"""

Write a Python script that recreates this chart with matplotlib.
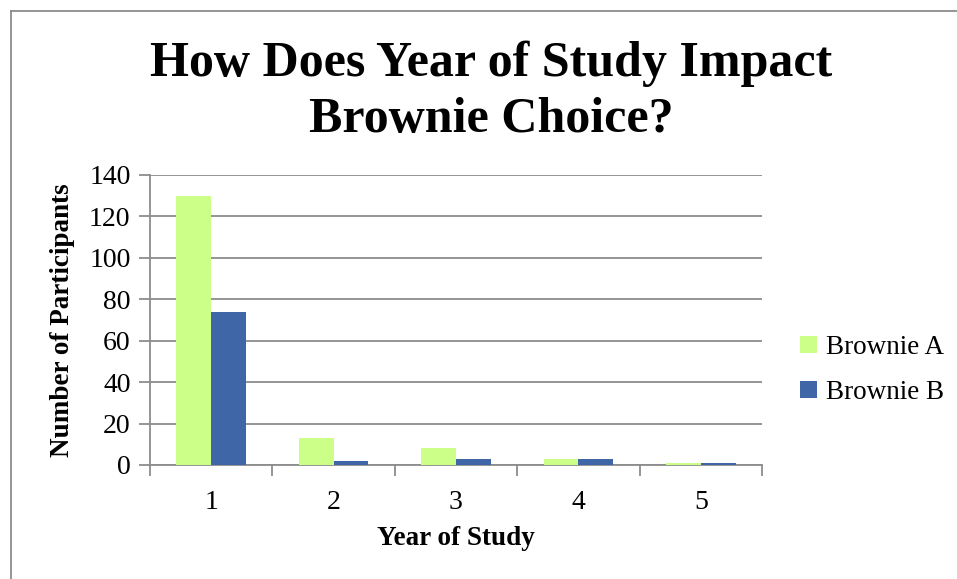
import numpy as np
import matplotlib.pyplot as plt
from matplotlib.lines import Line2D

years = ["1", "2", "3", "4", "5"]
brownie_a = [130, 13, 8, 3, 1]
brownie_b = [74, 2, 3, 3, 1]
y_ticks = [0, 20, 40, 60, 80, 100, 120, 140]

plt.rcParams['font.family'] = ['Liberation Serif', 'DejaVu Serif']

W, H = 957, 579
fig = plt.figure(figsize=(W / 100, H / 100), dpi=100)
ax = fig.add_axes([150 / W, 1 - 465 / H, 612 / W, 290 / H])

x = np.arange(len(years))
bw = 0.285
ax.bar(x - bw / 2, brownie_a, width=bw, color='#CCFF88', label='Brownie A', zorder=3)
ax.bar(x + bw / 2, brownie_b, width=bw, color='#3F67A8', label='Brownie B', zorder=3)

ax.set_xlim(-0.5, len(years) - 0.5)
ax.set_ylim(0, 140)
ax.set_yticks(y_ticks)
ax.set_xticks(x, years)
ax.set_xticks(np.arange(-0.5, len(years)), minor=True)
ax.grid(axis='y', color='#8c8c8c', linewidth=1.3, zorder=0)
for s in ['top', 'right']:
    ax.spines[s].set_visible(False)
for s in ['left', 'bottom']:
    ax.spines[s].set_color('#8c8c8c')
    ax.spines[s].set_linewidth(1.3)
ax.tick_params(axis='y', length=8, width=1.3, color='#8c8c8c', labelsize=20, pad=6)
ax.tick_params(axis='x', which='major', length=0, labelsize=20, pad=18)
ax.tick_params(axis='x', which='minor', length=8, width=1.3, color='#8c8c8c')

ax.set_ylabel('Number of Participants', fontsize=19.5, fontweight='bold', labelpad=10)
ax.set_xlabel('Year of Study', fontsize=19.5, fontweight='bold', labelpad=8)

fig.text(491 / W, 1 - 92 / H, 'How Does Year of Study Impact\nBrownie Choice?',
         ha='center', va='center', fontsize=36, fontweight='bold', linespacing=1.3)

fig.legend(loc='center left', bbox_to_anchor=(776 / W, 1 - 370 / H), frameon=False,
           fontsize=19.5, handlelength=0.6, handleheight=0.6, handletextpad=0.35,
           labelspacing=0.75)

fig.add_artist(Line2D([10.5 / W, 10.5 / W], [0, 1 - 10.5 / H], color='#8c8c8c', linewidth=1.3))
fig.add_artist(Line2D([10.5 / W, 1], [1 - 10.5 / H, 1 - 10.5 / H], color='#8c8c8c', linewidth=1.3))

fig.savefig('out.png', dpi=100)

"""

Working from the material above, transcribe it exactly while omitting pictures.

Write a Python script that recreates this chart with matplotlib.
import numpy as np
import matplotlib.pyplot as plt
from matplotlib.lines import Line2D

years = ["1", "2", "3", "4", "5"]
brownie_a = [130, 13, 8, 3, 1]
brownie_b = [74, 2, 3, 3, 1]
y_ticks = [0, 20, 40, 60, 80, 100, 120, 140]

plt.rcParams['font.family'] = ['Liberation Serif', 'DejaVu Serif']

W, H = 957, 579
fig = plt.figure(figsize=(W / 100, H / 100), dpi=100)
ax = fig.add_axes([150 / W, 1 - 465 / H, 612 / W, 290 / H])

x = np.arange(len(years))
bw = 0.285
ax.bar(x - bw / 2, brownie_a, width=bw, color='#CCFF88', label='Brownie A', zorder=3)
ax.bar(x + bw / 2, brownie_b, width=bw, color='#3F67A8', label='Brownie B', zorder=3)

ax.set_xlim(-0.5, len(years) - 0.5)
ax.set_ylim(0, 140)
ax.set_yticks(y_ticks)
ax.set_xticks(x, years)
ax.set_xticks(np.arange(-0.5, len(years)), minor=True)
ax.grid(axis='y', color='#8c8c8c', linewidth=1.3, zorder=0)
for s in ['top', 'right']:
    ax.spines[s].set_visible(False)
for s in ['left', 'bottom']:
    ax.spines[s].set_color('#8c8c8c')
    ax.spines[s].set_linewidth(1.3)
ax.tick_params(axis='y', length=8, width=1.3, color='#8c8c8c', labelsize=20, pad=6)
ax.tick_params(axis='x', which='major', length=0, labelsize=20, pad=18)
ax.tick_params(axis='x', which='minor', length=8, width=1.3, color='#8c8c8c')

ax.set_ylabel('Number of Participants', fontsize=19.5, fontweight='bold', labelpad=10)
ax.set_xlabel('Year of Study', fontsize=19.5, fontweight='bold', labelpad=8)

fig.text(491 / W, 1 - 92 / H, 'How Does Year of Study Impact\nBrownie Choice?',
         ha='center', va='center', fontsize=36, fontweight='bold', linespacing=1.3)

fig.legend(loc='center left', bbox_to_anchor=(776 / W, 1 - 370 / H), frameon=False,
           fontsize=19.5, handlelength=0.6, handleheight=0.6, handletextpad=0.35,
           labelspacing=0.75)

fig.add_artist(Line2D([10.5 / W, 10.5 / W], [0, 1 - 10.5 / H], color='#8c8c8c', linewidth=1.3))
fig.add_artist(Line2D([10.5 / W, 1], [1 - 10.5 / H, 1 - 10.5 / H], color='#8c8c8c', linewidth=1.3))

fig.savefig('out.png', dpi=100)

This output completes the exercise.